Daily Archives: December 29, 2008

Remember Why I Started this Blog??


Yes, that’s right. To tell you about all my decluttering adventures. And there have been a few. And maybe it’s because our kids keep getting bigger, as does their stuff, but the decluttering seems to be just a drop in the bucket. Not that the kids are clutter, or their stuff. Heavens, nay. Wouldn’t trade ’em!

I just spend an awful lot of time looking for this paper, or that widget, or a certain person’s glasses. The rest of the good folks in this house also have to look for things, so often we are missing a key textbook, a wallet, a wad of cash, a pair of shoes, or maybe just one shoe, or even a certain person’s glasses.

My decluttering has kind of come down to this. Find Kepler’s glasses. So, I’m working my way through the house. So far, they are not to be found. He does have a pair to wear, but I’d love to find the newer ones so when I buy the next pair (in January owing to his changing prescription), I could use the very very new frames I bought in October and which he wore only one day.

FlyLady is helpful when it comes to decluttering. Do I really have to accept that I will not actually be able to get everything decluttered perfectly ever? Will it always be a work in progress? I’m thinking so. Setting the timer for another 15 minutes . . .

PS. Who’s this Wayne Fox guy? Maybe he can help me get things Neat and Tidy!

Does Every New Thing HAVE to Cause an Identity Crisis for Me?


So I’ve been looking into something recently that has put me in contact with people from my past — high school, college, jobs, etc.

It’s been fun.

And it’s been a drag.

It’s like my brain must be hard-wired to compare myself to other people. Or maybe I’m just susceptible to certain ideas of what I perceive as failure.

When I talk with people from the past, I notice how many of them I had fallen out of contact with. Of course I do realize that it’s a two-way street, and some of them have fallen out of the circle due to choices they, not I, have made.

But still.

I’m already feeling relatively disconnected from any kind of social support system, other than my family of origin. And as I’m resurrecting some of these relationships, I’m asking myself, What happened? How did I lose contact with all these people? And why?

I don’t want my life to be defined by all the things I have left — churches, schools, colleges, communities, groups, friendships, teams. And who would define it that way other than me myself? Maybe others. Maybe not. But how do I define myself?

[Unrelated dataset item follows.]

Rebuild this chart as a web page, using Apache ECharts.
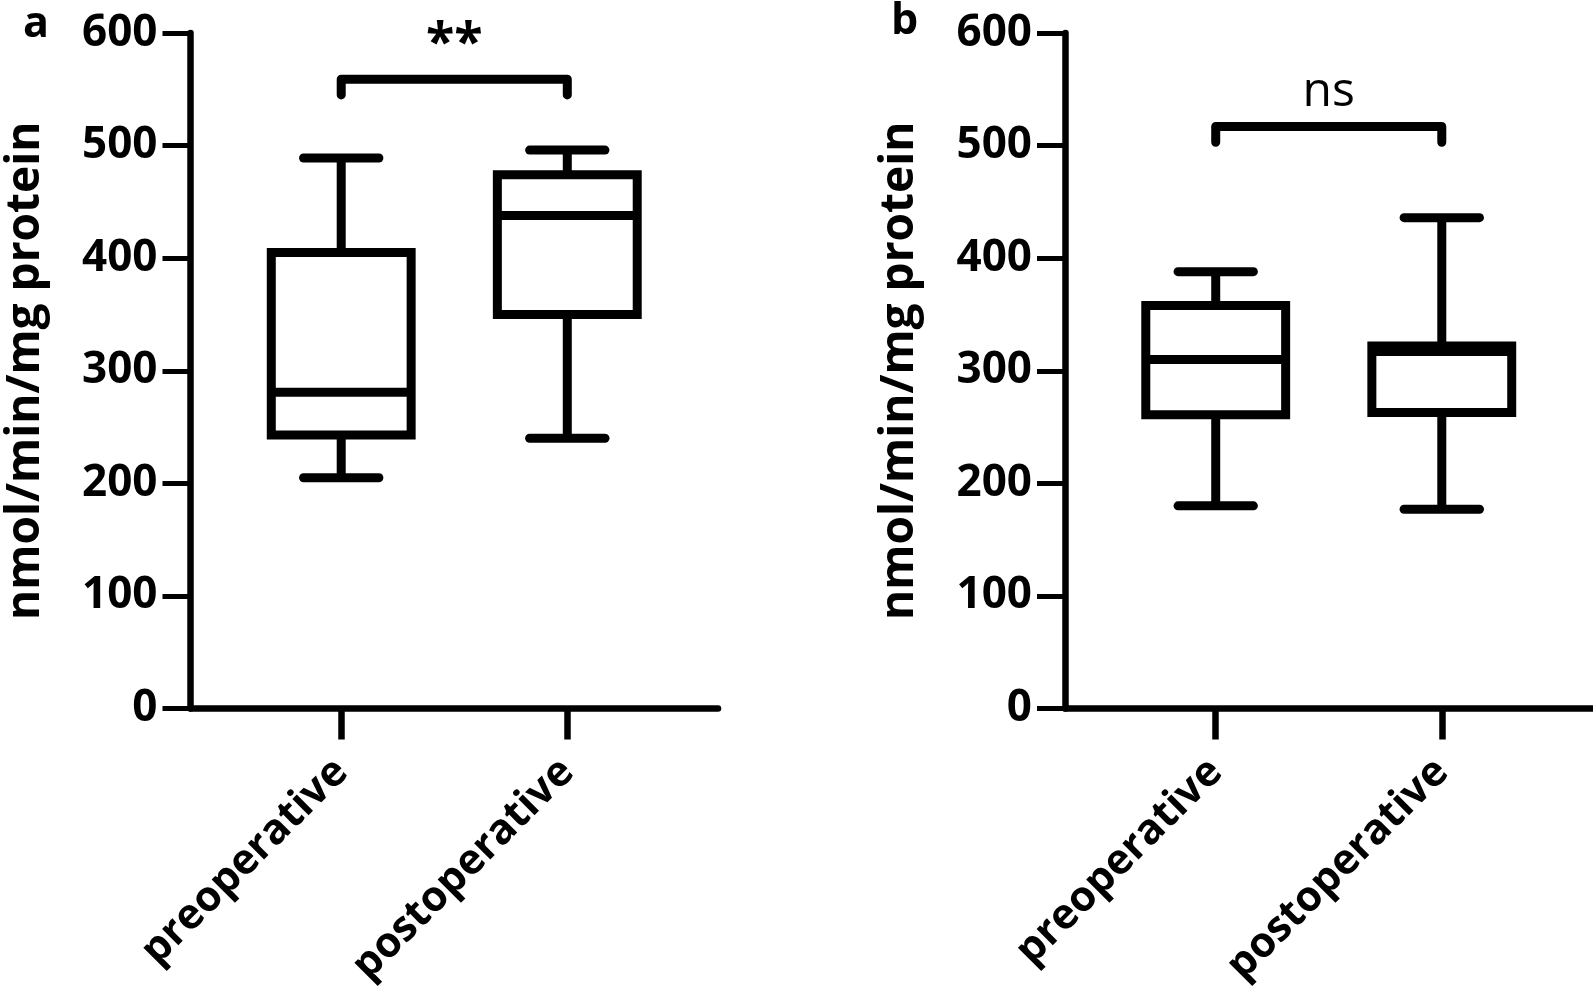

I guess it’s one of those questions Rainer Maria Rilke talks about in this quote:

“…be patient toward all that is unsolved in your heart and try to love the questions themselves like locked rooms and like books that are written in a very foreign tongue. Do not now seek the answers, which cannot be given you because you would not be able to live them. And the point is, to live everything. Live the questions now.”